Yesterday, the Senate Committee on Energy and Natural Resources took up the Clean Energy Standard Act of 2012, which would “require covered electricity retailers to supply a specified share of their electricity sales from qualifying clean energy resources.” The target would start at 24% in 2015, climbing to its final, and permanent level of 84% by 2035. Senator Mark Udall (D-CO) made the following comments:

“With that, let me just say that this bill would be a step in the right direction. I also want to emphasize that I still support, as I know do many of my colleagues, a renewable electricity standard nationally. We’ve had great success in the State of Colorado with the renewable electricity standard, and I would argue in fact, we felt less of the effect of this Great Recession because of our energy sector’s capacity to innovate, create jobs, and provide power that’s less and less expensive.
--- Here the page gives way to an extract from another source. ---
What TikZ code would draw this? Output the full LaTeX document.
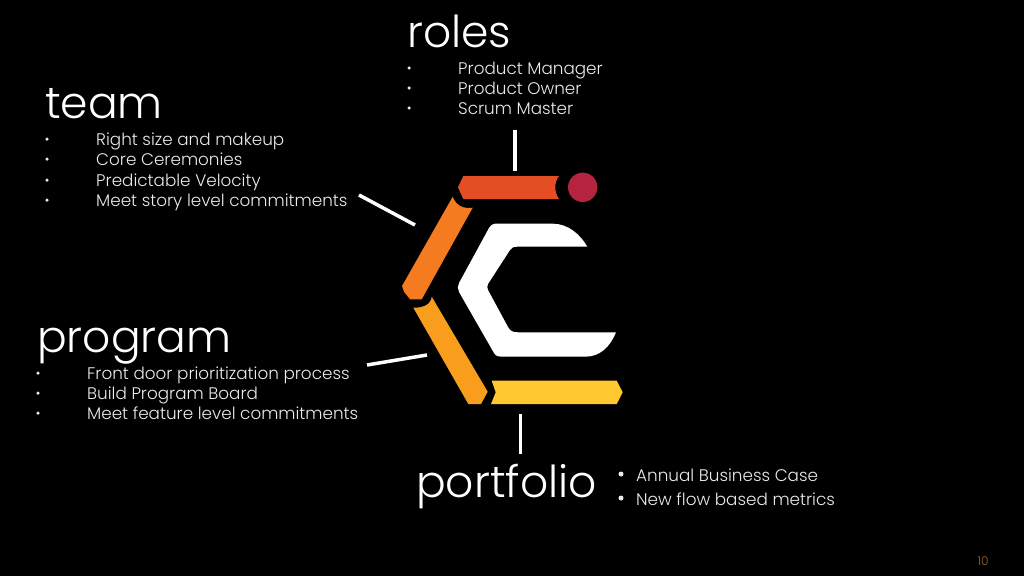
\documentclass[tikz,border=0pt]{standalone}
\usepackage{fontspec}
\setmainfont{Poppins}[UprightFont=* Light]
\definecolor{barred}{HTML}{E34E25}
\definecolor{barorange}{HTML}{F47B20}
\definecolor{baramber}{HTML}{F99D1C}
\definecolor{baryellow}{HTML}{FFC82E}
\definecolor{dotred}{HTML}{B5243F}
\definecolor{numcolor}{HTML}{A5662A}
\tikzset{
  heading/.style={anchor=base west,text=white,inner sep=0pt,font=\fontsize{44}{44}\selectfont},
  itemtext/.style={anchor=base west,text=white!92!black,inner sep=0pt,font=\fontsize{16.8}{20}\selectfont},
  bulletdot/.style={circle,fill=white!92!black,inner sep=0pt,minimum size=3.5pt},
  leader/.style={white,line width=3.5pt}
}
\begin{document}
\begin{tikzpicture}[x=1pt,y=-1pt]
    \fill[black] (0,0) rectangle (1024,576);
    \useasboundingbox (0,0) rectangle (1024,576);
    % logo
    \fill[barred] (463.3,176)--(559,176) .. controls (554,182) and (554,192) .. (559,199)--(463.3,199)--(458,187.3)--cycle;
    \fill[barorange] (452.7,196.7) .. controls (456,206) and (464,209) .. (472.7,207.7)--(421.7,299.3)--(410,299.3)--(404,291.7)--(402,286)--cycle;
    \fill[baramber] (413.3,307.7) .. controls (424,308) and (431,304) .. (431.7,296.7)--(487.7,391.7)--(481,404)--(468.3,404)--cycle;
    \fill[baryellow] (491.7,380.7)--(616.7,380.7)--(622.7,392.3)--(616.7,404)--(491,404)--(495.7,392.3)--cycle;
    \fill[dotred] (582.7,187.3) circle (14.7);
    \fill[white] (495,223.7)--(553.3,223.7) .. controls (568,224) and (580,234) .. (587.3,246.7)
      --(517,246.7) .. controls (513,246.7) and (511.5,248) .. (510,250)
      --(488,284) .. controls (487,286) and (487,288) .. (488,290)
      --(508,327) .. controls (510,331) and (513,332.3) .. (518,332.3)
      --(616,332.3) .. controls (610,347) and (600,356.7) .. (585,356.7)
      --(501,356.7) .. controls (498,356.7) and (496,356) .. (494,353)
      --(459,292) .. controls (457.5,289) and (457.5,286) .. (459,283)
      --(489,228) .. controls (491,225) and (493,223.7) .. (495,223.7)--cycle;
    % headings
    \node[heading] (roles) at (407,47) {roles};
    \node[heading] (team) at (45,118) {team};
    \node[heading] (program) at (37,352) {program};
    \node[heading] (portfolio) at (416,497) {portfolio};
    % lists
    \foreach \n/\y/\t in {a/74/Product Manager,b/94/Product Owner,c/114/Scrum Master}{
      \node[bulletdot] (rolesdot\n) at (409,\y-6) {};
      \node[itemtext] (roles\n) at (458,\y) {\t};
    }
    \foreach \n/\y/\t in {a/145/Right size and makeup,b/165/Core Ceremonies,c/186/Predictable Velocity,d/206/Meet story level commitments}{
      \node[bulletdot] (teamdot\n) at (47,\y-6) {};
      \node[itemtext] (team\n) at (96,\y) {\t};
    }
    \foreach \n/\y/\t in {a/379/Front door prioritization process,b/399/Build Program Board,c/419/Meet feature level commitments}{
      \node[bulletdot] (programdot\n) at (38,\y-6) {};
      \node[itemtext] (program\n) at (87,\y) {\t};
    }
    \foreach \n/\y/\t in {a/481/Annual Business Case,b/505/New flow based metrics}{
      \node[bulletdot,minimum size=5pt] (portfoliodot\n) at (621,\y-7) {};
      \node[itemtext] (portfolio\n) at (636,\y) {\t};
    }
    \node[anchor=base,text=numcolor,inner sep=0pt,font=\fontsize{12}{12}\selectfont] (pagenum) at (983,565) {10};
    % leaders
    \coordinate (rolesa1) at (515,130);
    \coordinate (rolesa2) at (515,170.5);
    \coordinate (teama1) at (359,195);
    \coordinate (teama2) at (415,225);
    \coordinate (proga1) at (367,365);
    \coordinate (proga2) at (427,355);
    \coordinate (porta1) at (520.5,414);
    \coordinate (porta2) at (520.5,453.5);
    \draw[leader] (rolesa1)--(rolesa2);
    \draw[leader] (teama1)--(teama2);
    \draw[leader] (proga1)--(proga2);
    \draw[leader] (porta1)--(porta2);
  \end{tikzpicture}
\end{document}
We all know for example that wind, now, competes with coal and some would argue is actually cheaper than coal.”

There’s enough material to keep us occupied for a week – and it may – but we’ll start with the idea that Colorado’s Renewable Electricity Standard has been a “great success.”

It may have been a great success for Xcel and its shareholders, but for the ratepayers, it’s a slowly building vacuum, sucking more and more of their decidedly non-renewable dollars. In 2011, the RES was responsible for something like 4.5% of Coloradoans’ electricity bills, and number that is only going to grow over time, as the RES ramps up to its final 30% requirement in 2020:

According to the Public Service Company’s 2010 RES Compliance Plan, the ECA is projected to be $6.3 million this year, before it balloons to $141 million in 2012. It then increases exponentially to $738 million in 2020, or almost 23 percent of total retail electricity sales—none of which would count against the 2 percent retail rate impact.

Assuming 1.5 million ratepayers in Colorado (current figure is 1.3 million) in 2020, and the mandated 20 percent renewable standard, the ECA cost alone will average nearly $500 per year per ratepayer.

The ECA is the Electric Commodity Adjustment, and it’s the means by which Xcel gets around the 2% per year rate limit that is supposed to protect consumers from the fact that renewables are, contra, Sen. Udall, much more expensive than traditional sources of electricity. More about that in a succeeding post.

The Colorado plan, if extended to the country as a whole, will have the same deleterious effects on peoples businesses and homes. That link at the top of the page was to an Energy Information Agency study showing the effects of the proposed standard. Not only would the BCES cost dozens of gigawatts of capacity by 2035:

It would also raise the cost of electricity by about 18%:

If you look closely, you see that the EIA assumes that nuclear will take the place of coal’s baseline capacity, but in fact, the extremely large up-front capital expenditures may make that prohibitively expensive, in which case we’ll have no choice but to cover as much as we can with solar and wind. The result of that little dream scenario? We have more capacity, but the price is 20% higher, rather than 18%. The increase in supply still isn’t enough to make up for the extra cost of wind and solar as sources.

Coloradans have excellent reason to wonder why their senator thinks that paying more than neighboring states for their electricity constitutes a “great success,” and Americans should run like the wind from any effort to replicate the experiment nationally.